Overall Architecture

(1) Learn data partitions using CART with Gini index (classification) or MSE (regression); (2) Honest inference: learn the tree on a training set, estimate treatment effects for each leaf on a held-out test set; (3) Select the leaf with the largest estimated effect as the target subgroup.

Key Designs

  1. Theorem 1 (Homogeneity): The maximum-effect subgroup \(Q^*\) must have homogeneous pointwise treatment effects — \(Q' \subset Q\): if \(A(Q') \leq A(Q)\), then \(A(Q \setminus Q') \geq A(Q)\).

  2. Theorem 2 (Reduction): Under the partition model \(Y = f_Y(T, \sum_i i \cdot \mathbf{1}_{K_i}(X), N_Y)\), the maximum-effect subgroup must correspond to some partition \(K_i\) → standard supervised learning suffices to recover the partition.

  3. Theorem 3 (Extension): Results extend to settings with hidden confounders \(U\).

  4. Honest Inference: Training/evaluation split — tree structure is learned on one half of the data; treatment effects are estimated on the other half, preventing overfitting.

Loss & Training

CART: Gini index (classification) or MSE (regression), with cost-complexity pruning and cross-validation.

Key Experimental Results

Main Results (77 ACIC-2016 Semi-Synthetic Datasets)

Method Mean Treatment Effect ↑ Rank-1 Ratio
Ours (CART) 10.540 51.9%
CausalTree 7.843 14.3%
CURLS 7.410 18.0%
DistillTree 7.451 13.0%
InteractionTree 6.280 3.9%
QUINT 5.135 0.0%
SIDES 4.622 1.3%

Statistical Significance (Holm-corrected Wilcoxon)

vs.
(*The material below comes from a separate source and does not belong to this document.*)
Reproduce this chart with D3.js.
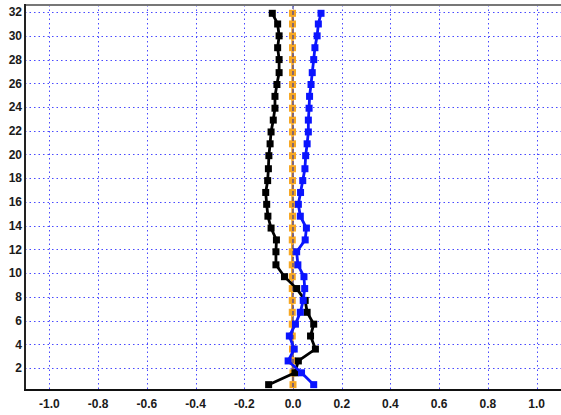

Method \(p_{\text{holm}}\)
QUINT 7.75e-14
SIDES 7.75e-14
InteractionTree 8.68e-12
CausalTree 1.21e-04
CURLS 1.30e-05

Key Findings

  • Standard CART ranks first on 51.9% of the 77 datasets, substantially outperforming all specialized causal methods.
  • All improvements are statistically significant under Wilcoxon + Holm correction (\(p < 0.001\)).
  • Causal heuristic methods are fragile under treatment/control imbalance — Gini/MSE is unaffected by this issue.
  • Results generalize beyond the partition model assumption, remaining effective on semi-synthetic data.

Highlights & Insights

  • The theoretical conclusion that "causal heuristics are unnecessary" is striking — under reasonable assumptions, the simplest CART outperforms all specialized causal methods.
  • Honest inference (training/evaluation separation) is a critical implementation detail — it prevents the bias introduced by selecting subgroups and estimating effects on the same data.

Limitations & Future Work

  • The partition model assumption may not fully hold in settings with continuous treatment effects.
  • Axis-aligned splits in CART constrain the shape of discoverable subgroups.
  • Performance in high-dimensional feature spaces (>50 features) has not been validated.
  • vs. CausalTree: CausalTree employs causally-specific splitting criteria, yielding a mean effect of 7.84 vs. 10.54 for the proposed method.
  • vs. CURLS: CURLS uses a regularized causal loss, yet still underperforms standard Gini.

Rating

  • Novelty: ⭐⭐⭐⭐⭐ The theoretical conclusion that causal heuristics are unnecessary overturns conventional wisdom.
  • Experimental Thoroughness: ⭐⭐⭐⭐ 77 semi-synthetic + synthetic datasets, 7 baselines, and statistical significance testing.
  • Writing Quality: ⭐⭐⭐⭐⭐ Clear theorem–experiment correspondence and rigorous logic.
  • Value: ⭐⭐⭐⭐⭐ Offers fundamental methodological insights for causal inference.